━━━━━ COLLECTED MATERIAL ━━━━━

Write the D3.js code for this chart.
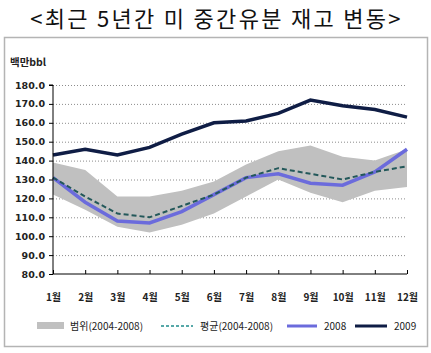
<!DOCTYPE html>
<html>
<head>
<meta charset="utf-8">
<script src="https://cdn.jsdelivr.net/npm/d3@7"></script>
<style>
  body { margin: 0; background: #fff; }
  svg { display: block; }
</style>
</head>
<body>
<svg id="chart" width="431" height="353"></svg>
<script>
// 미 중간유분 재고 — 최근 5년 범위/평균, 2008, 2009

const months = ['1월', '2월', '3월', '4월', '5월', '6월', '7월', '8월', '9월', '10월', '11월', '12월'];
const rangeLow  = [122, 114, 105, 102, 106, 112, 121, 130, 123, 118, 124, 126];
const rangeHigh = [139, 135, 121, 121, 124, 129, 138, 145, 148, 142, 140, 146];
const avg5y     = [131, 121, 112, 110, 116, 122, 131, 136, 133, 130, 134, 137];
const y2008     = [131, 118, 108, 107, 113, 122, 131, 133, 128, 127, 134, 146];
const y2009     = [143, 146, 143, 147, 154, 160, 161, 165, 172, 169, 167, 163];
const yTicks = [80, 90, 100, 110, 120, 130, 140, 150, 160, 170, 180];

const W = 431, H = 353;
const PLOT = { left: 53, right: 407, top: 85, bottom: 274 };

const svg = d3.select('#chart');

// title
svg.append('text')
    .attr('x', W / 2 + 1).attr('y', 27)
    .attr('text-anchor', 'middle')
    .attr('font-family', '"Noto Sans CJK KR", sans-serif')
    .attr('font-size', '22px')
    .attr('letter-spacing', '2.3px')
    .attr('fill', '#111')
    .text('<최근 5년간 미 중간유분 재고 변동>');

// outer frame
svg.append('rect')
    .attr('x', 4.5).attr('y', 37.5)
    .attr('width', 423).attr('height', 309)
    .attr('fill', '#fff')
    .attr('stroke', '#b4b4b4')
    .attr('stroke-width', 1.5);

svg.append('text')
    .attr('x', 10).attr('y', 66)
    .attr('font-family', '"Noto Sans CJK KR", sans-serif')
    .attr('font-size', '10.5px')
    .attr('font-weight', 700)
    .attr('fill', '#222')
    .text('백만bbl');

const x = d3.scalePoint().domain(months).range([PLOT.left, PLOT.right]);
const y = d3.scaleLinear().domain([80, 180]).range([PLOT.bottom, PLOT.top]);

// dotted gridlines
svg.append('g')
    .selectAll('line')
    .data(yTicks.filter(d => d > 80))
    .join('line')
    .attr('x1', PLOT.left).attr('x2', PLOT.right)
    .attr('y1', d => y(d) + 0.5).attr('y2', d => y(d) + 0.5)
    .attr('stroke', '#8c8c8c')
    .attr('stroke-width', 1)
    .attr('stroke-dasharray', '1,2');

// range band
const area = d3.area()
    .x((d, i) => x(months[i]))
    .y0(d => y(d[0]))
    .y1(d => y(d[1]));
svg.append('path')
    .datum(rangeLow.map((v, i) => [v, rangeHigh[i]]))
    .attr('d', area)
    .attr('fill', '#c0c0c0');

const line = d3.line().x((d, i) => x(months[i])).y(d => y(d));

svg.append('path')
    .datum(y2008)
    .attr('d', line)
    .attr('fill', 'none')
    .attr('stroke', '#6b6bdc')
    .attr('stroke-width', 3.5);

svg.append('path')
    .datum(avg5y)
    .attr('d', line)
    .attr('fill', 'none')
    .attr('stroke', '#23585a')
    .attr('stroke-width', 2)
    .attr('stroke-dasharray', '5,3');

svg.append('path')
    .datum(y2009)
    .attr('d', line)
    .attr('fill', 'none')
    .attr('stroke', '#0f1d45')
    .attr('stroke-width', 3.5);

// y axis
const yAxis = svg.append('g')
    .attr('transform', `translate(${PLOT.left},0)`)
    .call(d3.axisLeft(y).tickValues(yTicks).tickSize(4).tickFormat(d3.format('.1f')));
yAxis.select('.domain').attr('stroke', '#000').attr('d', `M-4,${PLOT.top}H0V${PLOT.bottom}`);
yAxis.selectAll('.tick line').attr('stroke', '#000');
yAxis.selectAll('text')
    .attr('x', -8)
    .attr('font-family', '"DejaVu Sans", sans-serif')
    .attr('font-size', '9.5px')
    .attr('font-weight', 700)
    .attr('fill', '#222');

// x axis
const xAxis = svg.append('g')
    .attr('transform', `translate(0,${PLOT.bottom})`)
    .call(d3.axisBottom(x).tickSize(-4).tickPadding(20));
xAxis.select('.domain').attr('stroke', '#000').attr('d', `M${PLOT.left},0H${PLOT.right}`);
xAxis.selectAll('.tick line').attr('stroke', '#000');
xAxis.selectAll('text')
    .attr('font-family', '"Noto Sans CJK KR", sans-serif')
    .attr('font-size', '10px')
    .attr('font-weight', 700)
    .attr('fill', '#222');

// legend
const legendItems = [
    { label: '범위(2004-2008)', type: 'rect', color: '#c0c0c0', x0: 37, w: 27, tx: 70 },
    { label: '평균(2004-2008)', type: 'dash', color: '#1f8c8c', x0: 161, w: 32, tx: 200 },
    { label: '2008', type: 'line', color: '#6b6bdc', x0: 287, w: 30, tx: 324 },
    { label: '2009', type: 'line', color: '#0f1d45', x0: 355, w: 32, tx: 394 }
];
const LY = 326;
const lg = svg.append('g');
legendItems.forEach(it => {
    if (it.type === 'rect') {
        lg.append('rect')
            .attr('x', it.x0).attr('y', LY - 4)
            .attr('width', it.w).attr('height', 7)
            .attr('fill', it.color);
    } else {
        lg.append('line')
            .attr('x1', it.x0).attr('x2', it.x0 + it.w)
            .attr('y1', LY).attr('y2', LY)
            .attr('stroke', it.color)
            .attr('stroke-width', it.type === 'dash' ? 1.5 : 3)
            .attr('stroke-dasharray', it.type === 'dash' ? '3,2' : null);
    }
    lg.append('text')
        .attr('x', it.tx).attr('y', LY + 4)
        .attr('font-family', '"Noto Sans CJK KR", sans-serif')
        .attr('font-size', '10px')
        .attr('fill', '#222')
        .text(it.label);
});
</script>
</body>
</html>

━━━━━

WHAT THIS TASK INVOLVES:
Leave out the pictures and copy the rest of the material above exactly.

PROBLEM SOLUTION:
Write the D3.js code for this chart.
<!DOCTYPE html>
<html>
<head>
<meta charset="utf-8">
<script src="https://cdn.jsdelivr.net/npm/d3@7"></script>
<style>
  body { margin: 0; background: #fff; }
  svg { display: block; }
</style>
</head>
<body>
<svg id="chart" width="431" height="353"></svg>
<script>
// 미 중간유분 재고 — 최근 5년 범위/평균, 2008, 2009

const months = ['1월', '2월', '3월', '4월', '5월', '6월', '7월', '8월', '9월', '10월', '11월', '12월'];
const rangeLow  = [122, 114, 105, 102, 106, 112, 121, 130, 123, 118, 124, 126];
const rangeHigh = [139, 135, 121, 121, 124, 129, 138, 145, 148, 142, 140, 146];
const avg5y     = [131, 121, 112, 110, 116, 122, 131, 136, 133, 130, 134, 137];
const y2008     = [131, 118, 108, 107, 113, 122, 131, 133, 128, 127, 134, 146];
const y2009     = [143, 146, 143, 147, 154, 160, 161, 165, 172, 169, 167, 163];
const yTicks = [80, 90, 100, 110, 120, 130, 140, 150, 160, 170, 180];

const W = 431, H = 353;
const PLOT = { left: 53, right: 407, top: 85, bottom: 274 };

const svg = d3.select('#chart');

// title
svg.append('text')
    .attr('x', W / 2 + 1).attr('y', 27)
    .attr('text-anchor', 'middle')
    .attr('font-family', '"Noto Sans CJK KR", sans-serif')
    .attr('font-size', '22px')
    .attr('letter-spacing', '2.3px')
    .attr('fill', '#111')
    .text('<최근 5년간 미 중간유분 재고 변동>');

// outer frame
svg.append('rect')
    .attr('x', 4.5).attr('y', 37.5)
    .attr('width', 423).attr('height', 309)
    .attr('fill', '#fff')
    .attr('stroke', '#b4b4b4')
    .attr('stroke-width', 1.5);

svg.append('text')
    .attr('x', 10).attr('y', 66)
    .attr('font-family', '"Noto Sans CJK KR", sans-serif')
    .attr('font-size', '10.5px')
    .attr('font-weight', 700)
    .attr('fill', '#222')
    .text('백만bbl');

const x = d3.scalePoint().domain(months).range([PLOT.left, PLOT.right]);
const y = d3.scaleLinear().domain([80, 180]).range([PLOT.bottom, PLOT.top]);

// dotted gridlines
svg.append('g')
    .selectAll('line')
    .data(yTicks.filter(d => d > 80))
    .join('line')
    .attr('x1', PLOT.left).attr('x2', PLOT.right)
    .attr('y1', d => y(d) + 0.5).attr('y2', d => y(d) + 0.5)
    .attr('stroke', '#8c8c8c')
    .attr('stroke-width', 1)
    .attr('stroke-dasharray', '1,2');

// range band
const area = d3.area()
    .x((d, i) => x(months[i]))
    .y0(d => y(d[0]))
    .y1(d => y(d[1]));
svg.append('path')
    .datum(rangeLow.map((v, i) => [v, rangeHigh[i]]))
    .attr('d', area)
    .attr('fill', '#c0c0c0');

const line = d3.line().x((d, i) => x(months[i])).y(d => y(d));

svg.append('path')
    .datum(y2008)
    .attr('d', line)
    .attr('fill', 'none')
    .attr('stroke', '#6b6bdc')
    .attr('stroke-width', 3.5);

svg.append('path')
    .datum(avg5y)
    .attr('d', line)
    .attr('fill', 'none')
    .attr('stroke', '#23585a')
    .attr('stroke-width', 2)
    .attr('stroke-dasharray', '5,3');

svg.append('path')
    .datum(y2009)
    .attr('d', line)
    .attr('fill', 'none')
    .attr('stroke', '#0f1d45')
    .attr('stroke-width', 3.5);

// y axis
const yAxis = svg.append('g')
    .attr('transform', `translate(${PLOT.left},0)`)
    .call(d3.axisLeft(y).tickValues(yTicks).tickSize(4).tickFormat(d3.format('.1f')));
yAxis.select('.domain').attr('stroke', '#000').attr('d', `M-4,${PLOT.top}H0V${PLOT.bottom}`);
yAxis.selectAll('.tick line').attr('stroke', '#000');
yAxis.selectAll('text')
    .attr('x', -8)
    .attr('font-family', '"DejaVu Sans", sans-serif')
    .attr('font-size', '9.5px')
    .attr('font-weight', 700)
    .attr('fill', '#222');

// x axis
const xAxis = svg.append('g')
    .attr('transform', `translate(0,${PLOT.bottom})`)
    .call(d3.axisBottom(x).tickSize(-4).tickPadding(20));
xAxis.select('.domain').attr('stroke', '#000').attr('d', `M${PLOT.left},0H${PLOT.right}`);
xAxis.selectAll('.tick line').attr('stroke', '#000');
xAxis.selectAll('text')
    .attr('font-family', '"Noto Sans CJK KR", sans-serif')
    .attr('font-size', '10px')
    .attr('font-weight', 700)
    .attr('fill', '#222');

// legend
const legendItems = [
    { label: '범위(2004-2008)', type: 'rect', color: '#c0c0c0', x0: 37, w: 27, tx: 70 },
    { label: '평균(2004-2008)', type: 'dash', color: '#1f8c8c', x0: 161, w: 32, tx: 200 },
    { label: '2008', type: 'line', color: '#6b6bdc', x0: 287, w: 30, tx: 324 },
    { label: '2009', type: 'line', color: '#0f1d45', x0: 355, w: 32, tx: 394 }
];
const LY = 326;
const lg = svg.append('g');
legendItems.forEach(it => {
    if (it.type === 'rect') {
        lg.append('rect')
            .attr('x', it.x0).attr('y', LY - 4)
            .attr('width', it.w).attr('height', 7)
            .attr('fill', it.color);
    } else {
        lg.append('line')
            .attr('x1', it.x0).attr('x2', it.x0 + it.w)
            .attr('y1', LY).attr('y2', LY)
            .attr('stroke', it.color)
            .attr('stroke-width', it.type === 'dash' ? 1.5 : 3)
            .attr('stroke-dasharray', it.type === 'dash' ? '3,2' : null);
    }
    lg.append('text')
        .attr('x', it.tx).attr('y', LY + 4)
        .attr('font-family', '"Noto Sans CJK KR", sans-serif')
        .attr('font-size', '10px')
        .attr('fill', '#222')
        .text(it.label);
});
</script>
</body>
</html>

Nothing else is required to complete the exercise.